## OBJECTIVE
Please transcribe the data below exactly. Leave the pictures out.

## SOURCE MATERIAL
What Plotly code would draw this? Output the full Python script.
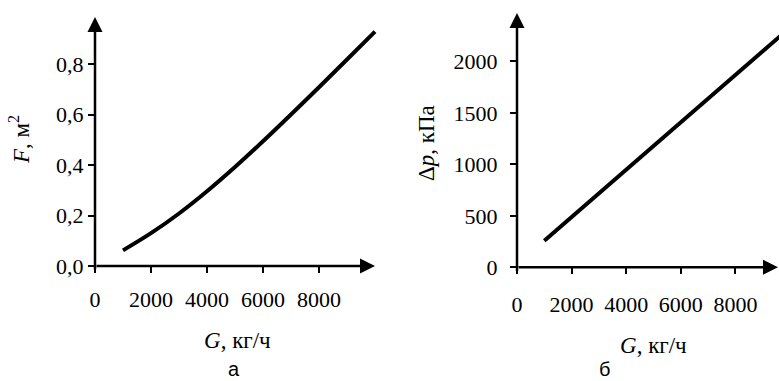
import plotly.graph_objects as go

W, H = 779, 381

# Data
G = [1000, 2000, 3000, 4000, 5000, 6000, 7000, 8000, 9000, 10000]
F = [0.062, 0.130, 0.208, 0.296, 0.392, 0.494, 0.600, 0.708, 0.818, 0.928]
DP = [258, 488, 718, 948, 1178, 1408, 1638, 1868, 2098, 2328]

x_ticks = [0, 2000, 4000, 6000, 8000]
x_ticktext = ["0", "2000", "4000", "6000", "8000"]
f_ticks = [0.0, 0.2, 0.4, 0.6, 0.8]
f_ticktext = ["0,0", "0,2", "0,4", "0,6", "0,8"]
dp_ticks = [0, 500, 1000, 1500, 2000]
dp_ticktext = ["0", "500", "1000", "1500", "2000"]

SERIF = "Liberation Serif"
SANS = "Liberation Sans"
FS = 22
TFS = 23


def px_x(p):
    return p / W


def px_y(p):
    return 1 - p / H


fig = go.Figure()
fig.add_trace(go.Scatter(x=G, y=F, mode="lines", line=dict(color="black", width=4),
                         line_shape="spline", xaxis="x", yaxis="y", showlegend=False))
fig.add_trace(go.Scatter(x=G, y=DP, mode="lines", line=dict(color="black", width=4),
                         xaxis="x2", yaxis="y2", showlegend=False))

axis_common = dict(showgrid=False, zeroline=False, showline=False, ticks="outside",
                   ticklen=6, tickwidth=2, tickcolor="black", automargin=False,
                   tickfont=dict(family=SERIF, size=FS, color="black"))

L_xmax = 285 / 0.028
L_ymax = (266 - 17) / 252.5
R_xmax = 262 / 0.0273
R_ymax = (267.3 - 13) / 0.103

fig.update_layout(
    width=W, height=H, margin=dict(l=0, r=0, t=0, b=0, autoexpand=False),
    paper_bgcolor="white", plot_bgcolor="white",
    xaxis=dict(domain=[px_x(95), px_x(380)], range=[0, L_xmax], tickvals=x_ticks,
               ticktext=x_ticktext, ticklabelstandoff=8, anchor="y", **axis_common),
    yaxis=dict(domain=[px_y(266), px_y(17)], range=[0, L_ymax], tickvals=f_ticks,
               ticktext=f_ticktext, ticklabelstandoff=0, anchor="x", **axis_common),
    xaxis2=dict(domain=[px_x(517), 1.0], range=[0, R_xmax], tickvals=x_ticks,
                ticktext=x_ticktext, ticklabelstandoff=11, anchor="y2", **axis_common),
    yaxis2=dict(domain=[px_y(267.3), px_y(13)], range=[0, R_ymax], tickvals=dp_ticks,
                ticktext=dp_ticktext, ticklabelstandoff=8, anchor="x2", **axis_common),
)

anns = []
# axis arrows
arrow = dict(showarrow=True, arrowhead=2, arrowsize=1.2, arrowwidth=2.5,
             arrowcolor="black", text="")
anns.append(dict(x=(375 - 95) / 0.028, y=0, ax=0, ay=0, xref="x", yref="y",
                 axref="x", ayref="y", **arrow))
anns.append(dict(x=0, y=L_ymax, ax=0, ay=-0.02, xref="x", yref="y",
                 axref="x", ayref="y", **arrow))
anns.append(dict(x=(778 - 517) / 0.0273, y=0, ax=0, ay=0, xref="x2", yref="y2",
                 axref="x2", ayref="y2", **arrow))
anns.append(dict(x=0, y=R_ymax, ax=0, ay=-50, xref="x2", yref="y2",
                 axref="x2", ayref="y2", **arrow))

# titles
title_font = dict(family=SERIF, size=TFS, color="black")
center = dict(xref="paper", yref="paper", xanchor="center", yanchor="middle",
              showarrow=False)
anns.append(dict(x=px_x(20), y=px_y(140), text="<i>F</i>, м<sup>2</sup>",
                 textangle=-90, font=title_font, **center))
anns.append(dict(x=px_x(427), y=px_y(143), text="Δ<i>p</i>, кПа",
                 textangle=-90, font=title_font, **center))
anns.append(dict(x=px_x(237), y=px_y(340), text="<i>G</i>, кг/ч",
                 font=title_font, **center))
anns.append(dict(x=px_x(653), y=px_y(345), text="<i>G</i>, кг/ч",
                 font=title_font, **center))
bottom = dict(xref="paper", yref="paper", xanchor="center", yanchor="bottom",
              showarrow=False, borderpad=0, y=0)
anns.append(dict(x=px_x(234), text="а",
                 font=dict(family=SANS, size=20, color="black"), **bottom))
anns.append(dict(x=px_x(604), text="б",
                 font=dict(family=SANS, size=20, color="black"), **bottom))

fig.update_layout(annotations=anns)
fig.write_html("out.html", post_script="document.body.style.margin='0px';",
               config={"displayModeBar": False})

## ANSWER TO THIS TASK
What Plotly code would draw this? Output the full Python script.
import plotly.graph_objects as go

W, H = 779, 381

# Data
G = [1000, 2000, 3000, 4000, 5000, 6000, 7000, 8000, 9000, 10000]
F = [0.062, 0.130, 0.208, 0.296, 0.392, 0.494, 0.600, 0.708, 0.818, 0.928]
DP = [258, 488, 718, 948, 1178, 1408, 1638, 1868, 2098, 2328]

x_ticks = [0, 2000, 4000, 6000, 8000]
x_ticktext = ["0", "2000", "4000", "6000", "8000"]
f_ticks = [0.0, 0.2, 0.4, 0.6, 0.8]
f_ticktext = ["0,0", "0,2", "0,4", "0,6", "0,8"]
dp_ticks = [0, 500, 1000, 1500, 2000]
dp_ticktext = ["0", "500", "1000", "1500", "2000"]

SERIF = "Liberation Serif"
SANS = "Liberation Sans"
FS = 22
TFS = 23


def px_x(p):
    return p / W


def px_y(p):
    return 1 - p / H


fig = go.Figure()
fig.add_trace(go.Scatter(x=G, y=F, mode="lines", line=dict(color="black", width=4),
                         line_shape="spline", xaxis="x", yaxis="y", showlegend=False))
fig.add_trace(go.Scatter(x=G, y=DP, mode="lines", line=dict(color="black", width=4),
                         xaxis="x2", yaxis="y2", showlegend=False))

axis_common = dict(showgrid=False, zeroline=False, showline=False, ticks="outside",
                   ticklen=6, tickwidth=2, tickcolor="black", automargin=False,
                   tickfont=dict(family=SERIF, size=FS, color="black"))

L_xmax = 285 / 0.028
L_ymax = (266 - 17) / 252.5
R_xmax = 262 / 0.0273
R_ymax = (267.3 - 13) / 0.103

fig.update_layout(
    width=W, height=H, margin=dict(l=0, r=0, t=0, b=0, autoexpand=False),
    paper_bgcolor="white", plot_bgcolor="white",
    xaxis=dict(domain=[px_x(95), px_x(380)], range=[0, L_xmax], tickvals=x_ticks,
               ticktext=x_ticktext, ticklabelstandoff=8, anchor="y", **axis_common),
    yaxis=dict(domain=[px_y(266), px_y(17)], range=[0, L_ymax], tickvals=f_ticks,
               ticktext=f_ticktext, ticklabelstandoff=0, anchor="x", **axis_common),
    xaxis2=dict(domain=[px_x(517), 1.0], range=[0, R_xmax], tickvals=x_ticks,
                ticktext=x_ticktext, ticklabelstandoff=11, anchor="y2", **axis_common),
    yaxis2=dict(domain=[px_y(267.3), px_y(13)], range=[0, R_ymax], tickvals=dp_ticks,
                ticktext=dp_ticktext, ticklabelstandoff=8, anchor="x2", **axis_common),
)

anns = []
# axis arrows
arrow = dict(showarrow=True, arrowhead=2, arrowsize=1.2, arrowwidth=2.5,
             arrowcolor="black", text="")
anns.append(dict(x=(375 - 95) / 0.028, y=0, ax=0, ay=0, xref="x", yref="y",
                 axref="x", ayref="y", **arrow))
anns.append(dict(x=0, y=L_ymax, ax=0, ay=-0.02, xref="x", yref="y",
                 axref="x", ayref="y", **arrow))
anns.append(dict(x=(778 - 517) / 0.0273, y=0, ax=0, ay=0, xref="x2", yref="y2",
                 axref="x2", ayref="y2", **arrow))
anns.append(dict(x=0, y=R_ymax, ax=0, ay=-50, xref="x2", yref="y2",
                 axref="x2", ayref="y2", **arrow))

# titles
title_font = dict(family=SERIF, size=TFS, color="black")
center = dict(xref="paper", yref="paper", xanchor="center", yanchor="middle",
              showarrow=False)
anns.append(dict(x=px_x(20), y=px_y(140), text="<i>F</i>, м<sup>2</sup>",
                 textangle=-90, font=title_font, **center))
anns.append(dict(x=px_x(427), y=px_y(143), text="Δ<i>p</i>, кПа",
                 textangle=-90, font=title_font, **center))
anns.append(dict(x=px_x(237), y=px_y(340), text="<i>G</i>, кг/ч",
                 font=title_font, **center))
anns.append(dict(x=px_x(653), y=px_y(345), text="<i>G</i>, кг/ч",
                 font=title_font, **center))
bottom = dict(xref="paper", yref="paper", xanchor="center", yanchor="bottom",
              showarrow=False, borderpad=0, y=0)
anns.append(dict(x=px_x(234), text="а",
                 font=dict(family=SANS, size=20, color="black"), **bottom))
anns.append(dict(x=px_x(604), text="б",
                 font=dict(family=SANS, size=20, color="black"), **bottom))

fig.update_layout(annotations=anns)
fig.write_html("out.html", post_script="document.body.style.margin='0px';",
               config={"displayModeBar": False})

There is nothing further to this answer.